Platon nous propose par suite la distinction Grec/Barbare à propos du pouvoir. Il décrit en effet abondamment la pléonexie ou fait de vouloir toujours davantage è l’infini s’empare du désir : c’est la démesure absolue et la marque même de son dérèglement. Voir la vie de Pyrrhus par Plutarque : l’objet du désir de Pyrrhus, c’est l’activité même de la conquête et non la possession ; l’objet secret du désir est l’activité même de poursuite. Voir Pascal : " On aime mieux la chasse que la prise ", " rien ne nous plaît que le combat mais non pas la victoire " (Pensées, nn° 135, 139, 142, Ed. Brunschvicg). La chose étant saisie, on est déçu. L’activité de Pyrrhus l’empêche de penser à lui-même (divertissement au sens pascalien). Le désir, indéfini, infini, est un dérèglement accidentel. Est-il alors une caricature du désir de l’infini ?

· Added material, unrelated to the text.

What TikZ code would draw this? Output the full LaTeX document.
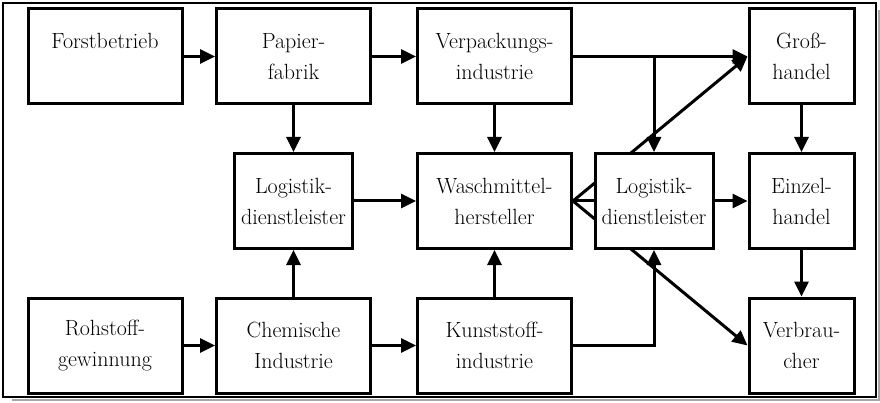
\documentclass[tikz,border=0pt]{standalone}
\usetikzlibrary{arrows.meta,backgrounds}
\begin{document}
\begin{tikzpicture}[x=1pt,y=-1pt,
  boxnode/.style={draw,line width=3pt,fill=white,rectangle,minimum height=95pt,
    inner sep=0pt,align=center,font=\fontsize{22}{31}\selectfont},
  widebox/.style={boxnode,minimum width=154pt},
  logbox/.style={boxnode,minimum width=118pt},
  narrowbox/.style={boxnode,minimum width=105pt},
  arr/.style={line width=3pt,-{Triangle[length=15pt,width=14pt]}},
  conn/.style={line width=3pt}]
\useasboundingbox (0,0) rectangle (880,403);
% frame with shadow
\draw[line width=2pt,gray!70] (12,400) -- (879,400) -- (879,10);
\draw[line width=2pt] (3,3) rectangle (876,397);
% row 1
\node[widebox] (forst) at (105,56.5) {Forstbetrieb\\[0pt]\phantom{x}};
\node[widebox] (papier) at (293.5,56.5) {Papier-\\fabrik};
\node[widebox] (verp) at (494.5,56.5) {Verpackungs-\\industrie};
\node[narrowbox] (gross) at (801.5,56.5) {Groß-\\handel};
% row 2
\node[logbox] (log1) at (293.5,201) {Logistik-\\dienstleister};
\node[widebox] (wasch) at (494.5,201) {Waschmittel-\\hersteller};
\node[logbox] (log2) at (654,201) {Logistik-\\dienstleister};
\node[narrowbox] (einzel) at (801.5,201) {Einzel-\\handel};
% row 3
\node[widebox] (roh) at (105,345.5) {Rohstoff-\\gewinnung};
\node[widebox] (chem) at (293.5,345.5) {Chemische\\Industrie};
\node[widebox] (kunst) at (494.5,345.5) {Kunststoff-\\industrie};
\node[narrowbox] (verbr) at (801.5,345.5) {Verbrau-\\cher};
% diagonals behind the right logistics box
\begin{scope}[on background layer]
\draw[arr] (wasch.east) -- (gross.west);
\draw[arr] (wasch.east) -- (verbr.west);
\end{scope}
% connectors
\draw[arr] (forst) -- (papier);
\draw[arr] (papier) -- (verp);
\draw[arr] (verp.east) -- (gross.west);
\draw[arr] (verp.east -| log2.north) -- (log2.north);
\draw[arr] (papier) -- (log1);
\draw[arr] (chem) -- (log1);
\draw[arr] (log1) -- (wasch);
\draw[arr] (verp) -- (wasch);
\draw[arr] (kunst) -- (wasch);
\draw[arr] (roh) -- (chem);
\draw[arr] (chem) -- (kunst);
\draw[arr] (kunst.east) -| (log2.south);
\draw[conn] (wasch.east) -- (log2.west);
\draw[arr] (log2) -- (einzel);
\draw[arr] (gross) -- (einzel);
\draw[arr] (einzel) -- (verbr);
\end{tikzpicture}
\end{document}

Alcibiade est semblable à Pyrrhus. Dans son désir indéfini (toujours plus), Alcibiade nous manifeste le lien désir-temps. Voir aussi Pascal : l’homme est incapable de vivre au présent (cf. p.ex. Pensée n° 172). Les Stoïciens voulaient " vivre au présent "… Cela suppose-t-il l’abolition du désir ?… " Abolition du désir ? Vœu absurde, car vivre c’est désirer " écrit pourtant Gustave Thibon.

Infinitude du désir, ou désir de l’infini ? Désir haletant vers le futur, ou désir soupirant vers l’éternité ? Pour vivre au présent, c'est-à-dire cesser de subir cette tyrannie d’un désir infini, il serait vain de chercher à abolir le désir. Reste donc à tenter de le rectifier : Plutôt que de désirer indéfiniment, désirer l’infini que, certes, on ne possédera pas dès demain mais qui apaise le feu de la pléonexie et laisse place au baume de l’espérance.